Thanks for the Welcome Brian. Let me explain my position. I appreciate sport but I think from an evolutionary perspective it is not logical to treat it as the top of the fitness pyramid and I don't think it offers nearly the complexity of locomotive adaption a practice like parkour does. I am sure you are familiar with parkour videos you have seen the variety of movement that arises from trying to solve complex environments, the multitude of variations on jumping, vaulting, rolling, climbing, swinging, were is this complexity in most sports? Were are the football leagues played in tree's or soccer leagues played on bolder fields.
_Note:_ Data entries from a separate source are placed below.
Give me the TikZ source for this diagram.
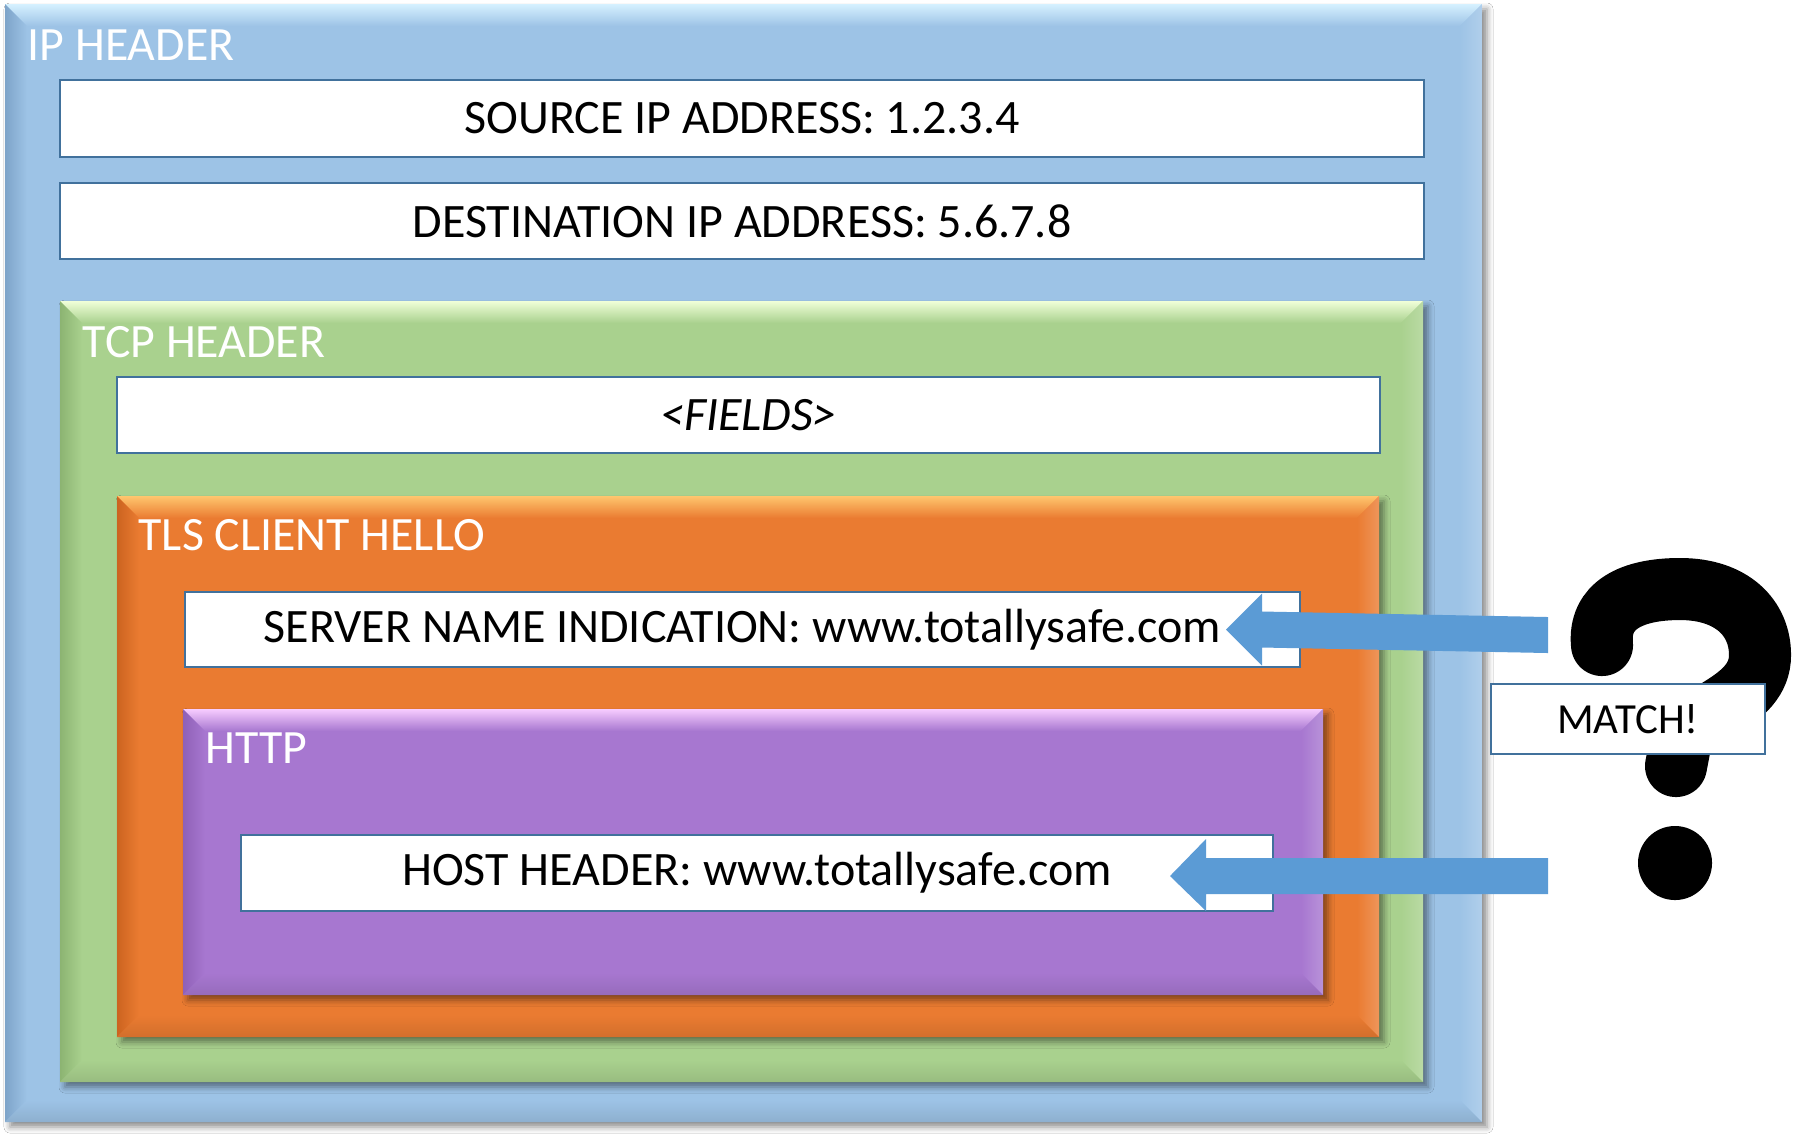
\documentclass[tikz,border=0pt]{standalone}
\usepackage{fontspec}
\setmainfont{Carlito}
\usetikzlibrary{fit,calc,shadows,shadows.blur}
\definecolor{ipblue}{HTML}{9DC3E6}
\definecolor{iplight}{HTML}{D6F1FF}
\definecolor{ipdark}{HTML}{7EA4C9}
\definecolor{tcpgreen}{HTML}{A9D18E}
\definecolor{tcplight}{HTML}{F0FFD8}
\definecolor{tcpdark}{HTML}{8CB472}
\definecolor{tlsorange}{HTML}{EA7B31}
\definecolor{tlslight}{HTML}{FFC66E}
\definecolor{tlsdark}{HTML}{CC6420}
\definecolor{httppurple}{HTML}{A777D0}
\definecolor{httplight}{HTML}{F7CCFF}
\definecolor{httpdark}{HTML}{8F61B7}
\definecolor{fieldborder}{HTML}{41719C}
\definecolor{arrowblue}{HTML}{5B9BD5}
\newcommand\fieldfont{\fontsize{13.65pt}{16pt}\selectfont}
\newcommand\matchfont{\fontsize{12.2pt}{15pt}\selectfont}
\newcommand\headfont{\fontsize{13.6pt}{16pt}\selectfont}
\newcommand\drawbevel[4]{%
  \shade[top color=#3, bottom color=#2] (#1.north west) -- (#1.north east) -- ($(#1.north east)+(-22,22)$) -- ($(#1.north west)+(22,22)$) -- cycle;
  \shade[left color=#4, right color=#2] (#1.north west) -- ($(#1.north west)+(22,22)$) -- ($(#1.south west)+(22,-22)$) -- (#1.south west) -- cycle;
  \shade[left color=#2, right color=#2!80!white] (#1.north east) -- (#1.south east) -- ($(#1.south east)+(-22,-22)$) -- ($(#1.north east)+(-22,22)$) -- cycle;
  \shade[top color=#2, bottom color=#2!90!black] (#1.south west) -- ($(#1.south west)+(22,-22)$) -- ($(#1.south east)+(-22,-22)$) -- (#1.south east) -- cycle;
}
\tikzset{
  layerbox/.style={inner sep=0pt, outer sep=0pt, draw=none,
    blur shadow={shadow xshift=0.5mm, shadow yshift=-0.5mm, shadow blur radius=0.6mm, shadow opacity=45}},
  fieldbox/.style={inner sep=0pt, outer sep=0pt, draw=fieldborder, line width=0.25mm, fill=white},
  fieldtext/.style={inner sep=0pt, font=\fieldfont, text=black},
  headlabel/.style={anchor=base west, inner sep=0pt, text=white, font=\headfont},
  matcharrow/.style={fill=arrowblue, draw=none},
  qmark/.style={draw=black, line width=6.2mm, line cap=round},
}
\begin{document}
\begin{tikzpicture}[x=0.01cm, y=-0.01cm]
\fill[white] (0,0) rectangle (1816,1135);
\useasboundingbox (0,0) rectangle (1816,1135);

% IP header
\coordinate (ipA) at (5,4); \coordinate (ipB) at (1482,1122);
\node[layerbox, fill=ipblue, fit=(ipA)(ipB)] (ip) {};
\drawbevel{ip}{ipblue}{iplight}{ipdark}
\node[headlabel] (iplabel) at (27,60) {IP HEADER};
\coordinate (srcA) at (60,80); \coordinate (srcB) at (1424,157);
\node[fieldbox, fit=(srcA)(srcB)] (src) {};
\node[fieldtext] (srctext) at (src.center) {SOURCE IP ADDRESS: 1.2.3.4};
\coordinate (dstA) at (60,183); \coordinate (dstB) at (1424,259);
\node[fieldbox, fit=(dstA)(dstB)] (dst) {};
\node[fieldtext] (dsttext) at (dst.center) {DESTINATION IP ADDRESS: 5.6.7.8};

% TCP header
\coordinate (tcpA) at (60,301); \coordinate (tcpB) at (1423,1082);
\node[layerbox, fill=tcpgreen, fit=(tcpA)(tcpB)] (tcp) {};
\drawbevel{tcp}{tcpgreen}{tcplight}{tcpdark}
\node[headlabel] (tcplabel) at (82,357) {TCP HEADER};
\coordinate (fldA) at (117,377); \coordinate (fldB) at (1380,453);
\node[fieldbox, fit=(fldA)(fldB)] (fields) {};
\node[fieldtext] (fieldstext) at (fields.center) {\itshape <FIELDS>};

% TLS client hello
\coordinate (tlsA) at (117,496); \coordinate (tlsB) at (1379,1037);
\node[layerbox, fill=tlsorange, fit=(tlsA)(tlsB)] (tls) {};
\drawbevel{tls}{tlsorange}{tlslight}{tlsdark}
\node[headlabel] (tlslabel) at (138,550) {TLS CLIENT HELLO};
\coordinate (sniA) at (185,592); \coordinate (sniB) at (1300,667);
\node[fieldbox, fit=(sniA)(sniB)] (sni) {};
\node[fieldtext] (snitext) at (sni.center) {SERVER NAME INDICATION: www.totallysafe.com};

% HTTP
\coordinate (httpA) at (183,709); \coordinate (httpB) at (1323,995);
\node[layerbox, fill=httppurple, fit=(httpA)(httpB)] (http) {};
\drawbevel{http}{httppurple}{httplight}{httpdark}
\node[headlabel] (httplabel) at (205,763) {HTTP};
\coordinate (hostA) at (241,835); \coordinate (hostB) at (1273,911);
\node[fieldbox, fit=(hostA)(hostB)] (host) {};
\node[fieldtext] (hosttext) at (host.center) {HOST HEADER: www.totallysafe.com};

% question mark
\draw[qmark] (1602,645) .. controls (1598,605) and (1632,589) .. (1680,589)
  .. controls (1732,589) and (1760,618) .. (1760,655)
  .. controls (1760,705) and (1688,712) .. (1680,745) -- (1676,766);
\fill[black] (1675,863) circle[radius=3.7mm];

% match box
\coordinate (mA) at (1491,684); \coordinate (mB) at (1765,754);
\node[fieldbox, fit=(mA)(mB)] (match) {};
\node[fieldtext, font=\matchfont] (matchtext) at (match.center) {MATCH!};

% arrows
\coordinate (snitail) at (1548,635);
\coordinate (snitip) at ($(sni.east)+(-74,0)$);
\fill[matcharrow] (snitip) -- ($(snitip)+(36,-36)$) -- ($(snitip)+(36,-18)$) -- ($(snitail)+(0,-18)$)
  -- ($(snitail)+(0,18)$) -- ($(snitip)+(36,18)$) -- ($(snitip)+(36,36)$) -- cycle;
\coordinate (hosttail) at (1548,876);
\coordinate (hosttip) at ($(host.east)+(-103,3)$);
\fill[matcharrow] (hosttip) -- ($(hosttip)+(36,-37)$) -- ($(hosttip)+(36,-18)$) -- ($(hosttail)+(0,-18)$)
  -- ($(hosttail)+(0,18)$) -- ($(hosttip)+(36,18)$) -- ($(hosttip)+(36,35)$) -- cycle;
\end{tikzpicture}
\end{document}
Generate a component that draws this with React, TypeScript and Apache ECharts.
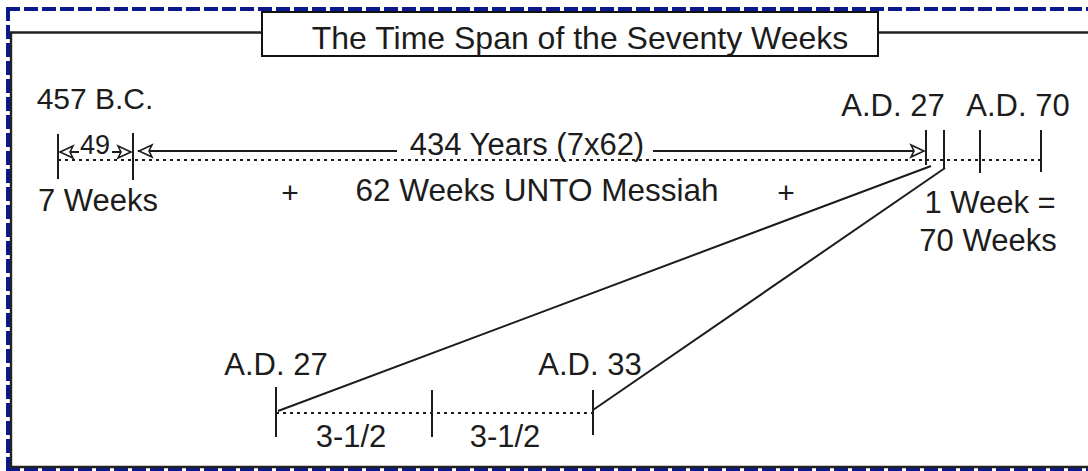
import React, { useEffect, useRef } from "react";
import * as echarts from "echarts";

const W = 1088;
const H = 471;
const FONT = "'Liberation Sans', Arial, Helvetica, sans-serif";
const INK = "#1c1c1c";
const NAVY = "#0a1a8c";

// Vertical tick marks on the timelines: [x, yTop, yBottom]
const tickMarks: number[][] = [
  [58, 134, 179], [133, 133, 180],
  [926, 130, 165], [944, 130, 168], [980, 130, 173], [1041, 130, 172],
  [276, 387, 437], [432, 390, 437], [593, 390, 435],
];
// Dotted timelines: [x1, y1, x2, y2]
const dottedLines: number[][] = [
  [58, 160, 1043, 160],
  [276, 413, 593, 413],
];
// Solid segments: arrow shafts and the two connecting diagonals
const solidLines: number[][] = [
  [60, 152, 79, 152], [112, 152, 131, 152],
  [138, 151, 397, 151], [653, 151, 924, 151],
  [278, 411, 931, 166],
  [593, 410, 945, 168],
];
// Arrow heads: [tipX, tipY, direction]
const arrowHeads: number[][] = [
  [60, 152, -1], [131, 152, 1],
  [139, 151, -1], [924, 151, 1],
];
// Labels: [text, centerX, centerY, fontSize]
const labels: [string, number, number, number][] = [
  ["457 B.C.", 95, 98.5, 30],
  ["49", 95, 145, 27],
  ["434 Years (7x62)", 527, 144, 31],
  ["7 Weeks", 98, 200, 31],
  ["+", 290, 192, 30],
  ["62 Weeks UNTO Messiah", 537, 190, 31.5],
  ["+", 786, 192, 30],
  ["A.D. 27", 893, 105, 31],
  ["A.D. 70", 1018, 105, 31],
  ["1 Week =", 990, 202, 31],
  ["70 Weeks", 988, 240, 31],
  ["A.D. 27", 276, 364, 31],
  ["A.D. 33", 590, 364, 31],
  ["3-1/2", 351, 436, 31],
  ["3-1/2", 505, 436, 31],
];
const title = "The Time Span of the Seventy Weeks";

export default function App() {
  const ref = useRef<HTMLDivElement>(null);
  useEffect(() => {
    if (!ref.current) return;
    const chart = echarts.init(ref.current, null, { renderer: "svg" });

    const lineItem = (arr: number[][], dash: number[] | null, width: number) => ({
      type: "custom",
      coordinateSystem: "cartesian2d",
      clip: false,
      silent: true,
      data: arr.map((s) => [s[0], s[1]]),
      renderItem: (params: any, api: any) => {
        const s = arr[params.dataIndex];
        const p1 = api.coord([s[0], s[1]]);
        const p2 = api.coord([s[2], s[3]]);
        return {
          type: "line",
          shape: { x1: p1[0], y1: p1[1], x2: p2[0], y2: p2[1] },
          style: { stroke: INK, lineWidth: width, lineDash: dash || undefined, fill: null },
        };
      },
    });

    const navyStyle = { stroke: NAVY, lineWidth: 4, lineDash: [14, 4] };

    const option: any = {
      animation: false,
      backgroundColor: "#ffffff",
      grid: { left: 0, right: 0, top: 0, bottom: 0, containLabel: false },
      xAxis: { type: "value", min: 0, max: W, show: false },
      yAxis: { type: "value", min: 0, max: H, inverse: true, show: false },
      graphic: [
        { type: "line", shape: { x1: 6, y1: 9, x2: W, y2: 9 }, style: navyStyle, silent: true },
        { type: "line", shape: { x1: 8, y1: 7, x2: 8, y2: H }, style: navyStyle, silent: true },
        { type: "line", shape: { x1: 6, y1: 470, x2: W, y2: 470 }, style: navyStyle, silent: true },
        {
          type: "polyline",
          shape: { points: [[W, 32.5], [11, 32.5], [11, 467], [W, 467]] },
          style: { fill: "none", stroke: "#222", lineWidth: 2.4 },
          silent: true,
        },
        {
          type: "rect",
          shape: { x: 262, y: 12, width: 616, height: 44 },
          style: { fill: "#fff", stroke: "#111", lineWidth: 2 },
          silent: true,
        },
        {
          type: "text",
          x: 580,
          y: 38,
          style: {
            text: title,
            font: `32px ${FONT}`,
            fill: INK,
            align: "center",
            verticalAlign: "middle",
            textAlign: "center",
            textVerticalAlign: "middle",
          },
          silent: true,
        },
      ],
      series: [
        lineItem(dottedLines, [3, 4], 1.8),
        lineItem(solidLines, null, 2),
        {
          type: "custom",
          coordinateSystem: "cartesian2d",
          clip: false,
          silent: true,
          data: tickMarks.map((t) => [t[0], t[1]]),
          renderItem: (params: any, api: any) => {
            const t = tickMarks[params.dataIndex];
            const p1 = api.coord([t[0], t[1]]);
            const p2 = api.coord([t[0], t[2]]);
            return {
              type: "line",
              shape: { x1: p1[0], y1: p1[1], x2: p2[0], y2: p2[1] },
              style: { stroke: INK, lineWidth: 2 },
            };
          },
        },
        {
          type: "custom",
          coordinateSystem: "cartesian2d",
          clip: false,
          silent: true,
          data: arrowHeads.map((a) => [a[0], a[1]]),
          renderItem: (params: any, api: any) => {
            const a = arrowHeads[params.dataIndex];
            const tip = api.coord([a[0], a[1]]);
            const back = api.coord([a[0] - a[2] * 13, a[1]]);
            return {
              type: "polygon",
              shape: {
                points: [
                  [tip[0], tip[1]],
                  [back[0], tip[1] - 6],
                  [back[0] + a[2] * 3, tip[1]],
                  [back[0], tip[1] + 6],
                ],
              },
              style: { fill: "#fff", stroke: INK, lineWidth: 1.6 },
            };
          },
        },
        {
          type: "custom",
          coordinateSystem: "cartesian2d",
          clip: false,
          silent: true,
          data: labels.map((l) => [l[1], l[2]]),
          renderItem: (params: any, api: any) => {
            const l = labels[params.dataIndex];
            const p = api.coord([l[1], l[2]]);
            return {
              type: "text",
              x: p[0],
              y: p[1],
              style: {
                text: l[0],
                font: `${l[3]}px ${FONT}`,
                fill: INK,
                align: "center",
                verticalAlign: "middle",
                textAlign: "center",
                textVerticalAlign: "middle",
              },
            };
          },
        },
      ],
    };
    chart.setOption(option);
    return () => chart.dispose();
  }, []);

  return (
    <div
      ref={ref}
      style={{ position: "fixed", left: 0, top: 0, width: W, height: H, background: "#fff", overflow: "hidden" }}
    />
  );
}
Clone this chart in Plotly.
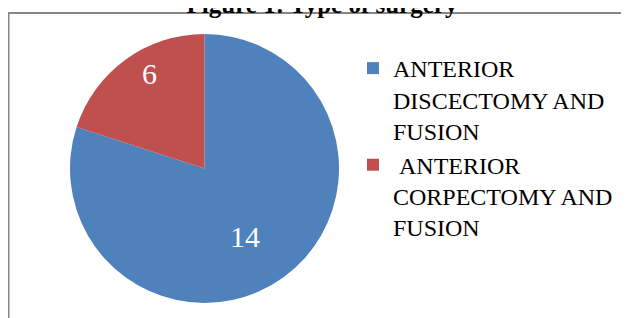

Flat turf fields and tracks are were most sport is practiced and as far as developing movement complexity and functional capacity to overcome complex environments flat turf isn't that developmental, its also nothing like he environments our ancestors faced.
I think from an evolutionary fitness perspective if you created a pyramid similar to the one in crossfit as I said before at the bottom is locomotor abilities, in the middle is manipulating external objects I.E weight lifting and throwing as well as carrying, catching, dragging, and pushing, and at the top is combative abilities dealing with resisting external force, grappling, striking etc. I think the logic here is obvious these encapsulate the primary areas of physical challenge our ancestors might have faced as well as the type that still might save our life today. Each layer builds on capacities developed in the layer below and each layer is increasingly complex, and finally each layer is decreasingly common as a challenge in day to day life for our ancestors and or for us today.
Sport is an evolution of inate play behavior which we have in order to sharpen our skills in these three realms of ability its easy to categorize sports into one of these domains. Track and field and gymnastics - Locomotive, Powerlifting, Oly lifting, strongman - manipulative, MMA, TKD, Boxing, Fencing - Combative. Some sports contain elements of all three like football but from my perspective these are really ways to train the capacities necessary for group combat, strategy teamwork, the ability to recognize patterns in your opponents movements and predict his actions.